Ricky Bonack, a local activist, urged the crowd to continue fighting. “Revolution is not liking a status on Facebook.” He added, “It's time to get live, it's time to represent, Salt Lake City what time is it?”

Michael Christian from Utah Against Police Brutality criticized the interim police chief, stating, “Not too many weeks ago interim Police Chief Brown assured us that the SLPD was on top of things and decreasing the use of force. However, not even two weeks later, any hope that the SLPD could be trusted was lost.”

Gabriella Kilpack spoke about living right next to the site shooting. She described talking to someone about the shooting, “People were telling me how a young teenage young man was shot in the back.

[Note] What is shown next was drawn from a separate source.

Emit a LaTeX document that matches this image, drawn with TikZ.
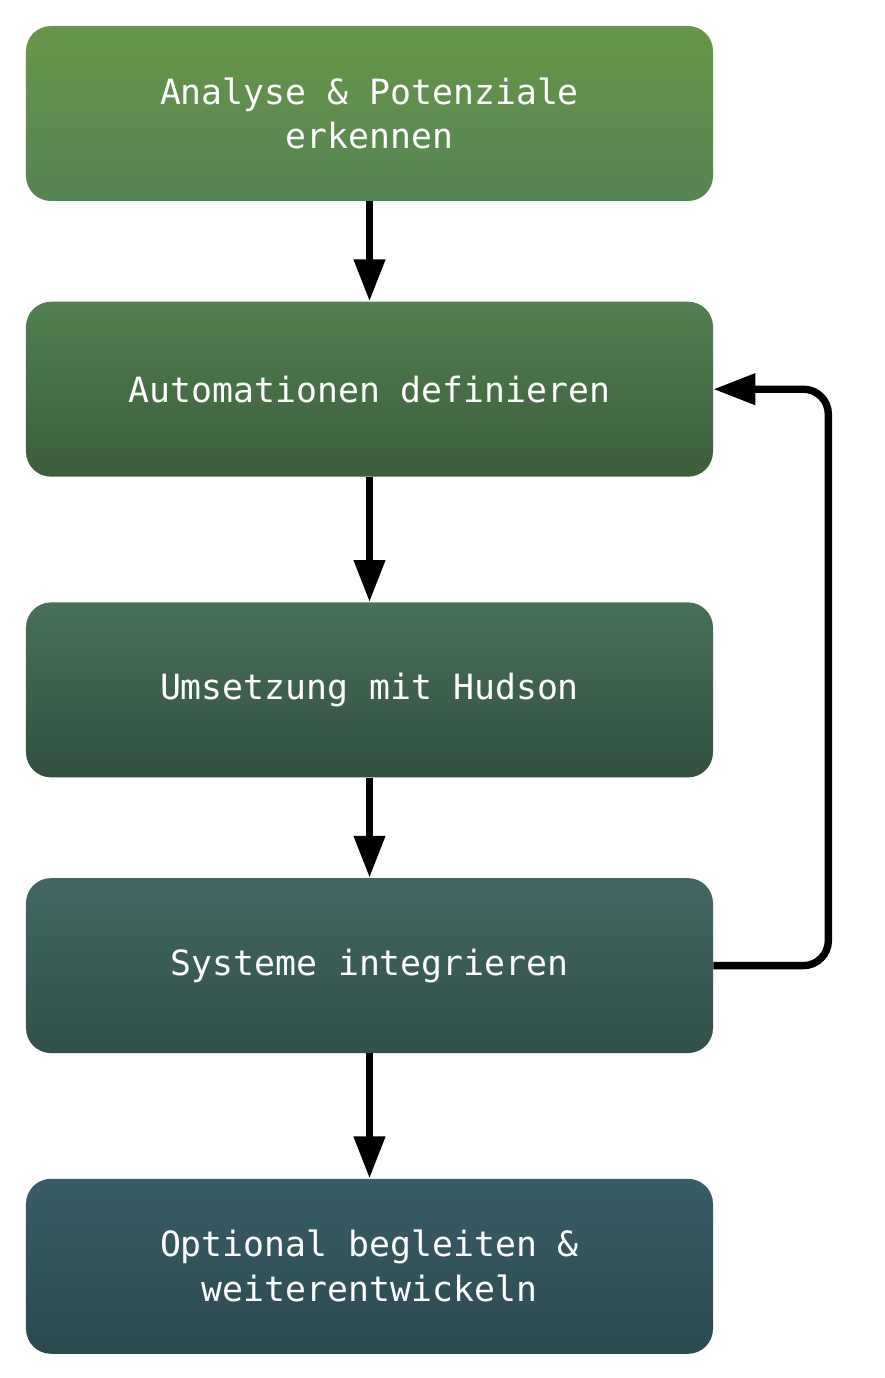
\documentclass[tikz,border=0pt]{standalone}
\usepackage{fontspec}
\setmonofont{DejaVu Sans Mono}
\usetikzlibrary{positioning,arrows.meta}

\definecolor{verdeA}{RGB}{103,150,72}
\definecolor{verdeB}{RGB}{85,132,84}
\definecolor{verdeC}{RGB}{82,128,82}
\definecolor{verdeD}{RGB}{60,93,58}
\definecolor{verdeE}{RGB}{73,112,90}
\definecolor{verdeF}{RGB}{50,80,64}
\definecolor{azulA}{RGB}{66,103,98}
\definecolor{azulB}{RGB}{50,80,74}
\definecolor{azulC}{RGB}{55,93,103}
\definecolor{azulD}{RGB}{45,73,80}

\tikzset{
  paso/.style 2 args={rectangle, rounded corners=0.5cm, minimum width=13.74cm,
    minimum height=3.5cm, align=center, text=white,
    top color=#1, bottom color=#2,
    font=\ttfamily\fontsize{19.8}{25.5}\selectfont},
  flecha/.style={line width=4.2pt, -{Triangle[length=0.84cm,width=0.6cm]}}
}

\begin{document}
\begin{tikzpicture}
  \useasboundingbox (0,0) rectangle (17.7,27.56);

  % Pasos
  \node[paso={verdeA}{verdeB}] (analyse) at (7.39,25.29) {Analyse \& Potenziale\\erkennen};
  \node[paso={verdeC}{verdeD}, below=2.0cm of analyse] (automation) {Automationen definieren};
  \node[paso={verdeE}{verdeF}, below=2.5cm of automation] (umsetzung) {Umsetzung mit Hudson};
  \node[paso={azulA}{azulB}, below=2.0cm of umsetzung] (systeme) {Systeme integrieren};
  \node[paso={azulC}{azulD}, below=2.5cm of systeme] (optional) {Optional begleiten \&\\weiterentwickeln};

  % Flechas
  \draw[flecha] (analyse) -- (automation);
  \draw[flecha] (automation) -- (umsetzung);
  \draw[flecha] (umsetzung) -- (systeme);
  \draw[flecha] (systeme) -- (optional);

  % Retorno
  \draw[flecha, rounded corners=0.5cm] (systeme.east) -- ++(2.3,0) |- (automation.east);
\end{tikzpicture}
\end{document}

People were crying, and his body was just left lying in the street.” She continued, “People were angry, it is a right to rebel.”

Former council member Deeda Seed listed two of the main demands of the crowd, “In addition to transparency, we need a new civilian review board.”

Heidi Keilbaugh, the partner of James Barker, who the police killed last year and a founder of Utah for Peaceful Resolution, spoke out as well. “James Barker was my partner love and they left him dead to bleed out for seven hours. Why do they shoot him? Because he was shoveling ice.”

Gina Thane, the aunt of Dillon Taylor, spoke out for police guidelines for officer involved shootings, “The only requirement is that the officer claims to have feared for his life, and that's getting really old really fast.”

Lexx Scott from the United Front Party spoke next explaining her reasons for being there. “I fight for Susan Hunt, Gina Thanye, Dillon Taylor, Sandra Bland, Darrien Hunt and Abdi Muhammad.”

Sean Taylor spoke for the University of Utah Students for a Democratic Society stating (SDS), “SDSers across the country will be holding a week of action to support Abdi Mohamed.” Damon Harris from SLC Cop watch explained the current structure of police accountability, “It’s police policing the police. We need a community control review board.”

Friends and family spoke second to last. Salem Mohamed witnessed the scene and described it. “It was injustice,” she said. “There was a fight between a six foot tall 45-year-old man who said something to us. His back was too the police and the cops had their guns out before saying anything. They said drop it, and they shot him before he even had a chance to turn around.”

Gregory Lucero of the Freedom Road Socialist Organization closed out the rally. He led the crowd in the chants “Fuck the police,” and “Our community, our control.” He condemned the myth of the ‘good cop.’ “The police started as fugitive slave catchers and they're still doing it today. Maybe there are some individual cops who are nice and give out milk and cookies, but that's not what we're talking about. We are talking about a whole oppressive system of police enforcing.”

Protesters took to the streets in a spontaneous expression of anger. They marched down to the Salt Lake City Public Safety Building to protest the local police. They marched back to the Federal Building and then held the intersection around it for a half hour before dispersing without any arrests.